_BRIEF_
Your task is to print all of the material verbatim.

_DATA EXTRACT_
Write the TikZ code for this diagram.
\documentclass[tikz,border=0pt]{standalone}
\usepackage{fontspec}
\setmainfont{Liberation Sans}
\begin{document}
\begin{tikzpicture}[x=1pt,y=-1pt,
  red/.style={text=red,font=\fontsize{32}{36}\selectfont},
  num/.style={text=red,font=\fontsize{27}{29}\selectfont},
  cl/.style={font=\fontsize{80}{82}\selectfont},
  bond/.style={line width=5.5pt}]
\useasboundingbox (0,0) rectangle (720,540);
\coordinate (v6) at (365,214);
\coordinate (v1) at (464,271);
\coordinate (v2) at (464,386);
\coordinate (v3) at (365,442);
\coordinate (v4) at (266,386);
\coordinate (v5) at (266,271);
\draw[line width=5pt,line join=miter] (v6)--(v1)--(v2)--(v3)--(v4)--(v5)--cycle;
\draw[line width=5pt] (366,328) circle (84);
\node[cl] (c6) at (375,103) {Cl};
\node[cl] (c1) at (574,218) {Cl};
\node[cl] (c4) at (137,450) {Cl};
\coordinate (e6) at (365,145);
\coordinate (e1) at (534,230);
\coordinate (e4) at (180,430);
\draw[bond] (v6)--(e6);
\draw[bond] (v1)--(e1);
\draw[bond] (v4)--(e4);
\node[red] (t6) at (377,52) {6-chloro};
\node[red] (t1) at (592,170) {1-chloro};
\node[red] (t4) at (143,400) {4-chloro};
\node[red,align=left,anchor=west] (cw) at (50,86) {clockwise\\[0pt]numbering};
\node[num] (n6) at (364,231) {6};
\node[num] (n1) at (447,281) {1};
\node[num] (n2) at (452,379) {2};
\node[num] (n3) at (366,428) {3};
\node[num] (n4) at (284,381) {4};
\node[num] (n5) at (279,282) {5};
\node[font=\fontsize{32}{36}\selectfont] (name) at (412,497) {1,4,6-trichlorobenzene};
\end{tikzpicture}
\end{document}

_TASK SOLUTION_
Write the TikZ code for this diagram.
\documentclass[tikz,border=0pt]{standalone}
\usepackage{fontspec}
\setmainfont{Liberation Sans}
\begin{document}
\begin{tikzpicture}[x=1pt,y=-1pt,
  red/.style={text=red,font=\fontsize{32}{36}\selectfont},
  num/.style={text=red,font=\fontsize{27}{29}\selectfont},
  cl/.style={font=\fontsize{80}{82}\selectfont},
  bond/.style={line width=5.5pt}]
\useasboundingbox (0,0) rectangle (720,540);
\coordinate (v6) at (365,214);
\coordinate (v1) at (464,271);
\coordinate (v2) at (464,386);
\coordinate (v3) at (365,442);
\coordinate (v4) at (266,386);
\coordinate (v5) at (266,271);
\draw[line width=5pt,line join=miter] (v6)--(v1)--(v2)--(v3)--(v4)--(v5)--cycle;
\draw[line width=5pt] (366,328) circle (84);
\node[cl] (c6) at (375,103) {Cl};
\node[cl] (c1) at (574,218) {Cl};
\node[cl] (c4) at (137,450) {Cl};
\coordinate (e6) at (365,145);
\coordinate (e1) at (534,230);
\coordinate (e4) at (180,430);
\draw[bond] (v6)--(e6);
\draw[bond] (v1)--(e1);
\draw[bond] (v4)--(e4);
\node[red] (t6) at (377,52) {6-chloro};
\node[red] (t1) at (592,170) {1-chloro};
\node[red] (t4) at (143,400) {4-chloro};
\node[red,align=left,anchor=west] (cw) at (50,86) {clockwise\\[0pt]numbering};
\node[num] (n6) at (364,231) {6};
\node[num] (n1) at (447,281) {1};
\node[num] (n2) at (452,379) {2};
\node[num] (n3) at (366,428) {3};
\node[num] (n4) at (284,381) {4};
\node[num] (n5) at (279,282) {5};
\node[font=\fontsize{32}{36}\selectfont] (name) at (412,497) {1,4,6-trichlorobenzene};
\end{tikzpicture}
\end{document}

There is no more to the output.